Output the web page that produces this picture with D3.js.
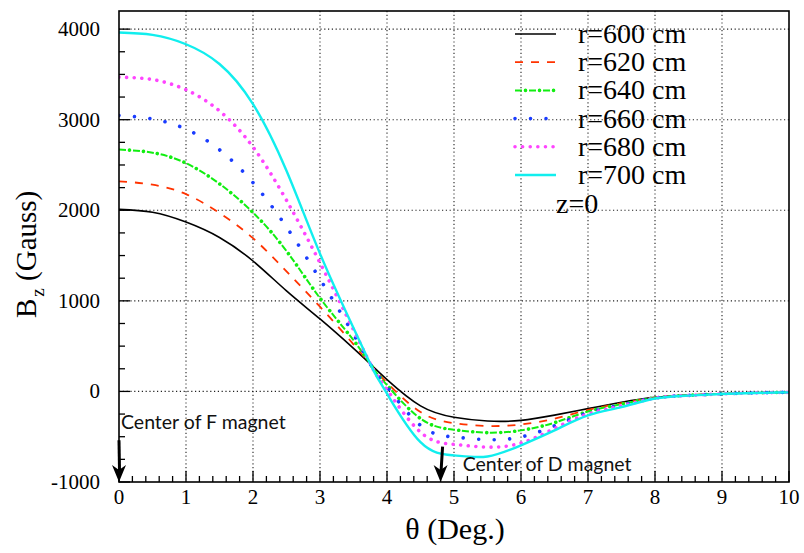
<!DOCTYPE html>
<html>
<head>
<meta charset="utf-8">
<script src="https://cdn.jsdelivr.net/npm/d3@7"></script>
<style>
  html, body { margin: 0; padding: 0; background: #fff; }
  svg { display: block; }
  .serif { font-family: "Liberation Serif", "Times New Roman", Times, "DejaVu Serif", serif; }
  .sans { font-family: Lato, "Open Sans", "DejaVu Sans", sans-serif; }
</style>
</head>
<body>
<svg id="chart" width="804" height="553"></svg>
<script>
// ---------------- data ----------------
const theta = [0, 0.5, 1, 1.5, 2, 2.5, 3, 3.5, 3.8, 4, 4.5, 5, 5.5, 6, 6.5, 7, 7.5, 8, 8.5, 9, 9.5, 10];
const r600 = [2010, 1978, 1870, 1700, 1440, 1110, 800, 475, 268, 130, -160, -285, -327, -320, -262, -190, -120, -65, -40, -25, -15, -10];
const r620 = [2320, 2283, 2178, 1970, 1692, 1325, 935, 520, 255, 95, -228, -350, -382, -365, -300, -205, -130, -68, -42, -26, -16, -10];
const r640 = [2670, 2636, 2520, 2292, 1975, 1550, 1030, 565, 248, 70, -300, -423, -455, -430, -345, -222, -140, -70, -43, -26, -16, -10];
const r660 = [3047, 3008, 2896, 2668, 2305, 1815, 1240, 630, 242, 50, -375, -503, -533, -503, -380, -235, -150, -72, -44, -27, -16, -10];
const r680 = [3470, 3443, 3330, 3097, 2698, 2110, 1420, 680, 236, 20, -450, -584, -615, -570, -410, -250, -160, -75, -45, -27, -16, -10];
const r700 = [3962, 3936, 3833, 3615, 3172, 2436, 1521, 700, 230, -25, -560, -706, -718, -595, -430, -265, -173, -78, -46, -28, -17, -10];

const seriesNames = ["r=600 cm", "r=620 cm", "r=640 cm", "r=660 cm", "r=680 cm", "r=700 cm"];
const seriesValues = [r600, r620, r640, r660, r680, r700];
const seriesColors = ["#000000", "#ff3300", "#11ee11", "#1a3cff", "#ff44ff", "#11eeee"];

const xTicks = [0, 1, 2, 3, 4, 5, 6, 7, 8, 9, 10];
const yTicks = [-1000, 0, 1000, 2000, 3000, 4000];
const xDomain = [0, 10];
const yDomain = [-1000, 4200];

const xTitle = "θ (Deg.)";
const yTitleMain = "B";
const yTitleSub = "z";
const yTitleRest = " (Gauss)";
const noteText = "z=0";
const annotations = [
  { text: "Center of F magnet", theta: 0, top: -540, textTheta: 0.03, textY: -410 },
  { text: "Center of D magnet", theta: 4.8, top: -610, textTheta: 5.13, textY: -875 }
];

// ---------------- layout ----------------
const svg = d3.select("#chart");
const L = 119, R = 789, T = 11, B = 482;
const x = d3.scaleLinear().domain(xDomain).range([L, R]);
const y = d3.scaleLinear().domain(yDomain).range([B, T]);

// grid
const grid = svg.append("g").attr("stroke", "#222").attr("stroke-width", 1.1).attr("stroke-dasharray", "1.2,2.6");
grid.selectAll("line.gx").data(xTicks.filter(t => t > xDomain[0] && t < xDomain[1])).join("line")
  .attr("x1", d => x(d)).attr("x2", d => x(d)).attr("y1", T).attr("y2", B);
grid.selectAll("line.gy").data(yTicks.filter(t => t > yDomain[0])).join("line")
  .attr("x1", L).attr("x2", R).attr("y1", d => y(d)).attr("y2", d => y(d));

// clip
svg.append("clipPath").attr("id", "clip").append("rect")
  .attr("x", L).attr("y", T).attr("width", R - L).attr("height", B - T);

// line styles
const styles = [
  { w: 1.6, dash: null, cap: "butt" },
  { w: 1.8, dash: "8,8", cap: "butt" },
  { w: 2.0, dash: "7,3.5,0.01,3.5", cap: "butt", dots: { w: 3.6, dash: "0.01,14.01", offset: -10.5 } },
  { w: 3.6, dash: "0.01,15.5", cap: "round" },
  { w: 3.6, dash: "0.01,7.6", cap: "round" },
  { w: 2.4, dash: null, cap: "butt" }
];

function applyStyle(sel, i) {
  const s = styles[i];
  sel.attr("fill", "none").attr("stroke", seriesColors[i]).attr("stroke-width", s.w)
    .attr("stroke-linecap", s.cap).attr("stroke-linejoin", "round");
  if (s.dash) sel.attr("stroke-dasharray", s.dash);
}
function applyDots(sel, i) {
  const s = styles[i].dots;
  sel.attr("fill", "none").attr("stroke", seriesColors[i]).attr("stroke-width", s.w)
    .attr("stroke-linecap", "round").attr("stroke-dasharray", s.dash)
    .attr("stroke-dashoffset", s.offset);
}

// curves
const line = d3.line().x(d => x(d[0])).y(d => y(d[1])).curve(d3.curveNatural);
const gCurves = svg.append("g").attr("clip-path", "url(#clip)");
seriesValues.forEach((vals, i) => {
  const pts = theta.map((t, j) => [t, vals[j]]);
  gCurves.append("path").datum(pts).attr("d", line).call(applyStyle, i);
  if (styles[i].dots) gCurves.append("path").datum(pts).attr("d", line).call(applyDots, i);
});

// axes ticks (inward)
const axG = svg.append("g").attr("stroke", "#000").attr("stroke-width", 1.3);
const xMinor = d3.range(0, 10.0001, 0.2);
axG.selectAll("line.xt").data(xMinor).join("line")
  .attr("x1", d => x(d)).attr("x2", d => x(d))
  .attr("y1", B).attr("y2", d => B - (Math.abs(d - Math.round(d)) < 1e-6 ? 11 : 6));
const yMinor = d3.range(-1000, 4200, 250);
axG.selectAll("line.yt").data(yMinor).join("line")
  .attr("y1", d => y(d)).attr("y2", d => y(d))
  .attr("x1", L).attr("x2", d => L + (d % 1000 === 0 ? 11 : 6));

// frame
svg.append("rect").attr("x", L).attr("y", T).attr("width", R - L).attr("height", B - T)
  .attr("fill", "none").attr("stroke", "#000").attr("stroke-width", 1.6);

// tick labels
svg.append("g").selectAll("text").data(xTicks).join("text")
  .attr("class", "serif")
  .attr("x", d => x(d)).attr("y", B + 22)
  .attr("text-anchor", "middle").attr("font-size", 21)
  .text(d => d);
svg.append("g").selectAll("text").data(yTicks).join("text")
  .attr("class", "serif")
  .attr("x", L - 19).attr("y", d => y(d) + 7)
  .attr("text-anchor", "end").attr("font-size", 21)
  .text(d => d);

// axis titles
svg.append("text").attr("class", "serif").attr("x", 455).attr("y", 539).attr("text-anchor", "middle")
  .attr("font-size", 30).text(xTitle);
const yt = svg.append("text").attr("class", "serif").attr("transform", "translate(36,318) rotate(-90)")
  .attr("font-size", 29);
yt.append("tspan").text(yTitleMain);
yt.append("tspan").attr("font-size", 19).attr("dy", 8).attr("dx", 2).text(yTitleSub);
yt.append("tspan").attr("dy", -8).text(yTitleRest);

// legend
const lg = svg.append("g");
seriesNames.forEach((name, i) => {
  const ly = 34 + i * 28.2;
  lg.append("line").attr("x1", 515).attr("x2", 556).attr("y1", ly).attr("y2", ly).call(applyStyle, i);
  if (styles[i].dots) lg.append("line").attr("x1", 515).attr("x2", 556).attr("y1", ly).attr("y2", ly).call(applyDots, i);
  lg.append("text").attr("class", "serif").attr("x", 578).attr("y", ly + 9)
    .attr("font-size", 28).text(name);
});
lg.append("text").attr("class", "serif").attr("x", 556).attr("y", 213)
  .attr("font-size", 28).text(noteText);

// annotations
annotations.forEach(a => {
  const xt = x(a.theta);
  const tipY = y(yDomain[0]);
  const topY = y(a.top);
  const dx = a.theta > 0 ? 2 : 0;
  svg.append("line").attr("x1", xt + dx).attr("y1", topY).attr("x2", xt + 0.5).attr("y2", tipY - 12)
    .attr("stroke", "#000").attr("stroke-width", 3);
  svg.append("path")
    .attr("d", `M${xt},${tipY} L${xt - 7},${tipY - 17} L${xt},${tipY - 12} L${xt + 7},${tipY - 17} Z`)
    .attr("fill", "#000");
  svg.append("text").attr("class", "sans").attr("x", x(a.textTheta)).attr("y", y(a.textY))
    .attr("font-size", 19.5).attr("fill", "#111").text(a.text);
});
</script>
</body>
</html>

^^^^^^^^

Your task: Your task is to return the lines above, from the first one up to and including the line containing "const yDomain = [-1000, 4200];", minus any pictures.

Expected answer:
Output the web page that produces this picture with D3.js.
<!DOCTYPE html>
<html>
<head>
<meta charset="utf-8">
<script src="https://cdn.jsdelivr.net/npm/d3@7"></script>
<style>
  html, body { margin: 0; padding: 0; background: #fff; }
  svg { display: block; }
  .serif { font-family: "Liberation Serif", "Times New Roman", Times, "DejaVu Serif", serif; }
  .sans { font-family: Lato, "Open Sans", "DejaVu Sans", sans-serif; }
</style>
</head>
<body>
<svg id="chart" width="804" height="553"></svg>
<script>
// ---------------- data ----------------
const theta = [0, 0.5, 1, 1.5, 2, 2.5, 3, 3.5, 3.8, 4, 4.5, 5, 5.5, 6, 6.5, 7, 7.5, 8, 8.5, 9, 9.5, 10];
const r600 = [2010, 1978, 1870, 1700, 1440, 1110, 800, 475, 268, 130, -160, -285, -327, -320, -262, -190, -120, -65, -40, -25, -15, -10];
const r620 = [2320, 2283, 2178, 1970, 1692, 1325, 935, 520, 255, 95, -228, -350, -382, -365, -300, -205, -130, -68, -42, -26, -16, -10];
const r640 = [2670, 2636, 2520, 2292, 1975, 1550, 1030, 565, 248, 70, -300, -423, -455, -430, -345, -222, -140, -70, -43, -26, -16, -10];
const r660 = [3047, 3008, 2896, 2668, 2305, 1815, 1240, 630, 242, 50, -375, -503, -533, -503, -380, -235, -150, -72, -44, -27, -16, -10];
const r680 = [3470, 3443, 3330, 3097, 2698, 2110, 1420, 680, 236, 20, -450, -584, -615, -570, -410, -250, -160, -75, -45, -27, -16, -10];
const r700 = [3962, 3936, 3833, 3615, 3172, 2436, 1521, 700, 230, -25, -560, -706, -718, -595, -430, -265, -173, -78, -46, -28, -17, -10];

const seriesNames = ["r=600 cm", "r=620 cm", "r=640 cm", "r=660 cm", "r=680 cm", "r=700 cm"];
const seriesValues = [r600, r620, r640, r660, r680, r700];
const seriesColors = ["#000000", "#ff3300", "#11ee11", "#1a3cff", "#ff44ff", "#11eeee"];

const xTicks = [0, 1, 2, 3, 4, 5, 6, 7, 8, 9, 10];
const yTicks = [-1000, 0, 1000, 2000, 3000, 4000];
const xDomain = [0, 10];
const yDomain = [-1000, 4200];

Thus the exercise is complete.